Syria was thrown out of the Arab League in 2011 over its violent response to opposition dissent, a move that failed to stem the bloodshed that spiraled into civil war.
However, a regional thaw is already under way.
Sudanese President Omar al-Bashir on Sunday became the first Arab League leader to visit Syria in eight years, a visit widely interpreted as a gesture of friendship on behalf of Saudi Arabia, which has shored up ties with Khartoum.
Pro-government media outlets posted photographs of the leaders shaking hands and grasping each other’s arms on a red carpet leading from the Russian jet that ferried al-Bashir to Damascus along with the hashtag “More are yet to come.”
There is a growing consensus among the league’s 22 members that Syria should be readmitted to the alliance, although the US is pressuring Riyadh and Cairo to hold off on demanding a vote from members, diplomatic sources said.
The move comes despite al-Assad’s intimate ties to Iran, to whom the regime owes its survival.
For Saudi Arabia and the United Arab Emirates (UAE), re-embracing Syria is a new strategy aimed at pivoting al-Assad away from Tehran’s sphere of influence, fueled by the promise of normalized trade relations and reconstruction money.
Syrian and external estimates show that about US$400 billion is needed to rebuild the country, but the UN would refuse to send a penny until al-Assad engages with the UN peace process.
The full sum would probably never materialize and much of Syria is likely to remain in ruins — but Riyadh’s pockets are much deeper than Tehran’s and Moscow’s.
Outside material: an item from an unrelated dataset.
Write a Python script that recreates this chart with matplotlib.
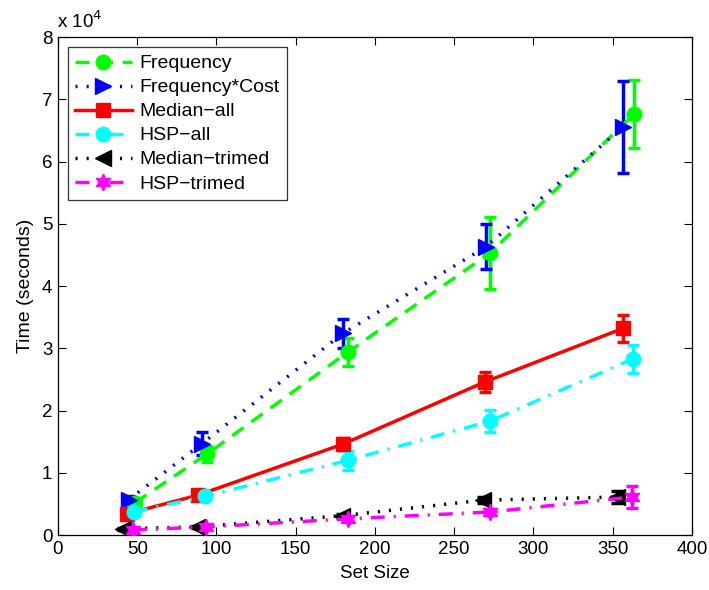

Any forthcoming Gulf reconstruction money is to be directed to areas that stayed loyal to the government throughout the war.
“Arab leaders in the Gulf have long acquiesced to the idea of Bashar al-Assad surviving in power. In the end, in the big scheme of regional revolution and counterrevolution, [al-]Assad was one of them — an Arab autocrat fighting against what especially Emirati and Egyptian leaders consider subversive revolutionary and Islamist forces such as the Muslim Brotherhood,” said Tobias Schneider, a research fellow at Berlin’s Global Public Policy Institute.
“[Al-]Assad will be angling to pragmatically extract as much out of the regional powers’ ambitions as he can. Incremental steps toward normalization without risking his own survival in a new bout of regional competition,” Schneider added.
Al-Assad in October told a Kuwaiti newspaper that Syria has after years of hostility reached a “major understanding” with Arab states.
Syrian Minister of Foreign Affairs and Expatriates Walid al-Muallem earlier this year was seen shaking the hand of Bahraini Minister of Foreign Affairs Khalid bin Ahmed Al Khalifa on the sidelines of the UN General Assembly.
“What’s happening in Syria concerns us more than anybody else in the world. Syria is an Arab country, after all. It is not right for its affairs to be handled by regional and international players in our absence,” Al Khalifa told reporters.
Calls earlier this month in Egyptian and Gulf media for Syria’s reinstatement were backed by the Arab Parliament, a toothless Arab League auxiliary, and have been boosted by rumors about the reopening of the Emirati embassy in Damascus, which observers believe would serve as a back channel for Saudi Arabian diplomatic overtures.
A source in the city said that cleaners, decorators and other tradespeople have been seen entering the building, shuttered since relations were cut off in 2011, adding that barbed wire and concrete barriers have been removed.
Jordan has reopened a southern border crossing, Israel is working with Russia to reduce tensions in the Golan Heights and even Turkey has suggested it would work with al-Assad if he is returned to office in “free and fair” elections.
However, for the West, Syria is likely to remain a pariah.
“There is of course always the question of how long international isolation lasts and in what ways it could start to break down. It will probably start within the region,” a European diplomat said. “Our position remains firm, however. There’s no credible, genuine settlement process under way yet in Syria, so fundamentally there’s still no incentive for reconciliation with the regime.”
Al-Assad might no longer care: His political horizons have been secured by Iran and Russia, and now his Arab neighbors are clamoring to recover lost influence.
The remains of the political opposition have stuck to their demand for the regime to engage with the UN sponsored peace process.
However, one member privately expressed frustration at the Arab countries that threw their weight behind Syria’s revolution in 2011.
“The regime should only be allowed to regain its seat at the table anywhere when [a 2015 UN ceasefire resolution] is implemented. We know this. It is not new. Our Arab brothers do not act like brothers,” the member said.